Armstrong World Industries - History

History

In 1860, Thomas M. Armstrong, the son of Scottish-Irish immigrants from Derry, joined with John D. Glass to open a one-room shop in Pittsburgh, Pennsylvania, carving bottle stoppers from cork by hand. Their first deliveries were made in a wheelbarrow. Armstrong was a business pioneer in some respects: he branded each cork he shipped as early as 1864, and soon was putting a written guarantee in each burlap bag of corks he shipped from his big new factory. The company grew to be the largest cork supplier in the world by the 1890s. The company incorporated in 1891.

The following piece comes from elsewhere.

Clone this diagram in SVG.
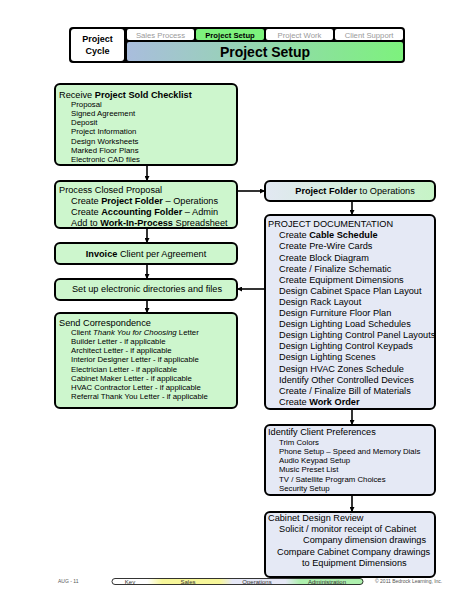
<svg xmlns="http://www.w3.org/2000/svg" width="474" height="613" viewBox="0 0 474 613">
<defs>
<linearGradient id="bannerG" x1="0" y1="0" x2="1" y2="0"><stop offset="0" stop-color="#a9bddd"/><stop offset="1" stop-color="#7df27d"/></linearGradient>
<linearGradient id="opsG" x1="0" y1="0" x2="1" y2="0"><stop offset="0" stop-color="#e2e8f2"/><stop offset="1" stop-color="#c6f4c6"/></linearGradient>
<linearGradient id="keyG" x1="0" y1="0" x2="1" y2="0">
<stop offset="0" stop-color="#ffffff"/><stop offset="0.14" stop-color="#ffffff"/>
<stop offset="0.2" stop-color="#f7f79a"/><stop offset="0.43" stop-color="#f7f79a"/>
<stop offset="0.48" stop-color="#e6e8f6"/><stop offset="0.69" stop-color="#e6e8f6"/>
<stop offset="0.75" stop-color="#aef0ae"/><stop offset="1" stop-color="#aef0ae"/>
</linearGradient>
<marker id="ah" viewBox="0 0 10 10" refX="10" refY="5" markerWidth="5" markerHeight="5" orient="auto" markerUnits="userSpaceOnUse">
<path d="M0,0 L10,5 L0,10 z" fill="#000"/>
</marker>
</defs>
<style>
text{font-family:"Liberation Sans",Arial,sans-serif;fill:#000}
.g{fill:#cdf6cd;stroke:#000;stroke-width:2}
.b{fill:#e5e9f5;stroke:#000;stroke-width:2}
.t{font-size:9.2px}
.s{font-size:7.8px}
.r{font-size:9.2px}
.bd{font-weight:bold}
.tab{font-size:7.7px;fill:#9a9a9a;text-anchor:middle}
.c{stroke:#000;stroke-width:1.6;fill:none;marker-end:url(#ah)}
.ft{font-size:5px;fill:#555}
.k{font-size:6px;text-anchor:middle;fill:#333}
</style>

<g id="header">
<rect x="69" y="27" width="336" height="36" rx="4" fill="#000"/>
<rect x="71" y="29" width="53" height="32" rx="3" fill="#fff"/>
<text x="97.5" y="42" font-size="9" font-weight="bold" text-anchor="middle">Project</text>
<text x="97.5" y="54" font-size="9" font-weight="bold" text-anchor="middle">Cycle</text>
<rect x="127" y="29" width="67" height="11" rx="2" fill="#fff"/>
<text x="160.5" y="37.5" class="tab">Sales Process</text>
<rect x="196" y="29" width="68" height="11" rx="2" fill="#7df27d"/>
<text x="230" y="37.5" class="tab" style="fill:#000;font-weight:bold">Project Setup</text>
<rect x="266" y="29" width="67" height="11" rx="2" fill="#fff"/>
<text x="299.5" y="37.5" class="tab">Project Work</text>
<rect x="335" y="29" width="68" height="11" rx="2" fill="#fff"/>
<text x="369" y="37.5" class="tab">Client Support</text>
<rect x="127" y="42" width="276" height="19" rx="2" fill="url(#bannerG)"/>
<text x="265" y="57" font-size="14" font-weight="bold" text-anchor="middle">Project Setup</text>
</g>

<g id="connectors">
<line x1="147" y1="165" x2="147" y2="181" class="c"/>
<line x1="147" y1="228" x2="147" y2="243" class="c"/>
<line x1="147" y1="264" x2="147" y2="279" class="c"/>
<line x1="147" y1="300" x2="147" y2="313" class="c"/>
<line x1="237" y1="191" x2="265" y2="191" class="c"/>
<line x1="352" y1="201" x2="352" y2="215" class="c"/>
<line x1="265" y1="289" x2="237" y2="289" class="c"/>
<line x1="352" y1="409" x2="352" y2="425" class="c"/>
<line x1="352" y1="495" x2="352" y2="512" class="c"/>
</g>

<g id="n-checklist">
<rect x="55" y="84" width="182" height="81" rx="5" class="g"/>
<text x="59" y="98.3" class="t">Receive <tspan class="bd">Project Sold Checklist</tspan></text>
<text x="71" y="106.8" class="s">Proposal</text>
<text x="71" y="116" class="s">Signed Agreement</text>
<text x="71" y="125.2" class="s">Deposit</text>
<text x="71" y="134.4" class="s">Project Information</text>
<text x="71" y="143.6" class="s">Design Worksheets</text>
<text x="71" y="152.8" class="s">Marked Floor Plans</text>
<text x="71" y="162" class="s">Electronic CAD files</text>
</g>

<g id="n-proposal">
<rect x="55" y="181" width="182" height="47" rx="5" class="g"/>
<text x="59" y="193.3" class="t">Process Closed Proposal</text>
<text x="71" y="204.3" class="t">Create <tspan class="bd">Project Folder</tspan> – Operations</text>
<text x="71" y="215.3" class="t">Create <tspan class="bd">Accounting Folder</tspan> – Admin</text>
<text x="71" y="226.3" class="t">Add to <tspan class="bd">Work-In-Process</tspan> Spreadsheet</text>
</g>

<g id="n-invoice">
<rect x="55" y="243" width="182" height="21" rx="5" class="g"/>
<text x="146" y="257.3" class="t" text-anchor="middle"><tspan class="bd">Invoice</tspan> Client per Agreement</text>
</g>

<g id="n-directories">
<rect x="55" y="279" width="182" height="21" rx="5" class="g"/>
<text x="147" y="291.6" class="t" text-anchor="middle">Set up electronic directories and files</text>
</g>

<g id="n-correspondence">
<rect x="55" y="313" width="182" height="95" rx="5" class="g"/>
<text x="59" y="326.3" class="t">Send Correspondence</text>
<text x="71" y="334.8" class="s">Client <tspan font-style="italic">Thank You for Choosing</tspan> Letter</text>
<text x="71" y="344" class="s">Builder Letter - if applicable</text>
<text x="71" y="353.2" class="s">Architect Letter - if applicable</text>
<text x="71" y="362.4" class="s">Interior Designer Letter - if applicable</text>
<text x="71" y="371.6" class="s">Electrician Letter - if applicable</text>
<text x="71" y="380.8" class="s">Cabinet Maker Letter - if applicable</text>
<text x="71" y="390" class="s">HVAC Contractor Letter - if applicable</text>
<text x="71" y="399.2" class="s">Referral Thank You Letter - if applicable</text>
</g>

<g id="n-folder-ops">
<rect x="265" y="181" width="170" height="20" rx="5" fill="url(#opsG)" stroke="#000" stroke-width="2"/>
<text x="355" y="194.3" class="t" text-anchor="middle"><tspan class="bd">Project Folder</tspan> to Operations</text>
</g>

<g id="n-documentation">
<rect x="265" y="215" width="170" height="194" rx="5" class="b"/>
<text x="268" y="227.3" class="r">PROJECT DOCUMENTATION</text>
<text x="279" y="238.3" class="r">Create <tspan class="bd">Cable Schedule</tspan></text>
<text x="279" y="249.4" class="r">Create Pre-Wire Cards</text>
<text x="279" y="260.5" class="r">Create Block Diagram</text>
<text x="279" y="271.6" class="r">Create / Finalize Schematic</text>
<text x="279" y="282.7" class="r">Create Equipment Dimensions</text>
<text x="279" y="293.8" class="r">Design Cabinet Space Plan Layout</text>
<text x="279" y="304.9" class="r">Design Rack Layout</text>
<text x="279" y="316" class="r">Design Furniture Floor Plan</text>
<text x="279" y="327.1" class="r">Design Lighting Load Schedules</text>
<text x="279" y="338.2" class="r">Design Lighting Control Panel Layouts</text>
<text x="279" y="349.3" class="r">Design Lighting Control Keypads</text>
<text x="279" y="360.4" class="r">Design Lighting Scenes</text>
<text x="279" y="371.5" class="r">Design HVAC Zones Schedule</text>
<text x="279" y="382.6" class="r">Identify Other Controlled Devices</text>
<text x="279" y="393.7" class="r">Create / Finalize Bill of Materials</text>
<text x="279" y="404.8" class="r">Create <tspan class="bd">Work Order</tspan></text>
</g>

<g id="n-preferences">
<rect x="265" y="425" width="170" height="70" rx="5" class="b"/>
<text x="268" y="435.3" class="t">Identify Client Preferences</text>
<text x="279" y="444.8" class="s">Trim Colors</text>
<text x="279" y="454" class="s">Phone Setup – Speed and Memory Dials</text>
<text x="279" y="463.2" class="s">Audio Keypad Setup</text>
<text x="279" y="472.4" class="s">Music Preset List</text>
<text x="279" y="481.6" class="s">TV / Satellite Program Choices</text>
<text x="279" y="490.8" class="s">Security Setup</text>
</g>

<g id="n-cabinet">
<rect x="265" y="512" width="170" height="65" rx="5" class="b"/>
<text x="268" y="521.3" class="r">Cabinet Design Review</text>
<text x="279" y="532.3" class="r">Solicit / monitor receipt of Cabinet</text>
<text x="303" y="543.4" class="r">Company dimension drawings</text>
<text x="277" y="554.5" class="r">Compare Cabinet Company drawings</text>
<text x="302" y="565.6" class="r">to Equipment Dimensions</text>
</g>

<g id="footer">
<text x="58" y="583" class="ft">AUG - 11</text>
<rect x="112" y="578.5" width="251" height="6" rx="3" fill="url(#keyG)" stroke="#000" stroke-width="0.8"/>
<text x="130" y="583.8" class="k">Key</text>
<text x="188" y="583.8" class="k">Sales</text>
<text x="257" y="583.8" class="k">Operations</text>
<text x="327" y="583.8" class="k">Administration</text>
<text x="375" y="583" class="ft">© 2011 Bedrock Learning, Inc.</text>
</g>
</svg>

Cork began being displaced by other closures, but the company introduced insulating corkboard and brick. In 1906, two years before he died, Thomas Armstrong concluded that the solid foundation of the future was covered with linoleum, and construction began on a new factory in a cornfield at the edge of Lancaster, Pennsylvania. In 1909, Armstrong linoleum was first offered to the trade.

After corkboard, the logical move was to fiberboard, and then to ceiling board. Cork tile and linoleum led to vinyl flooring, then ceramic tile, laminate flooring and carpeting.

In 1998, Armstrong acquired Triangle Pacific Corp., a leading manufacturer of hardwood flooring and kitchen/bathroom cabinets.

In 2009, Armstrong’s annual net Sales Total US$4.0Billion.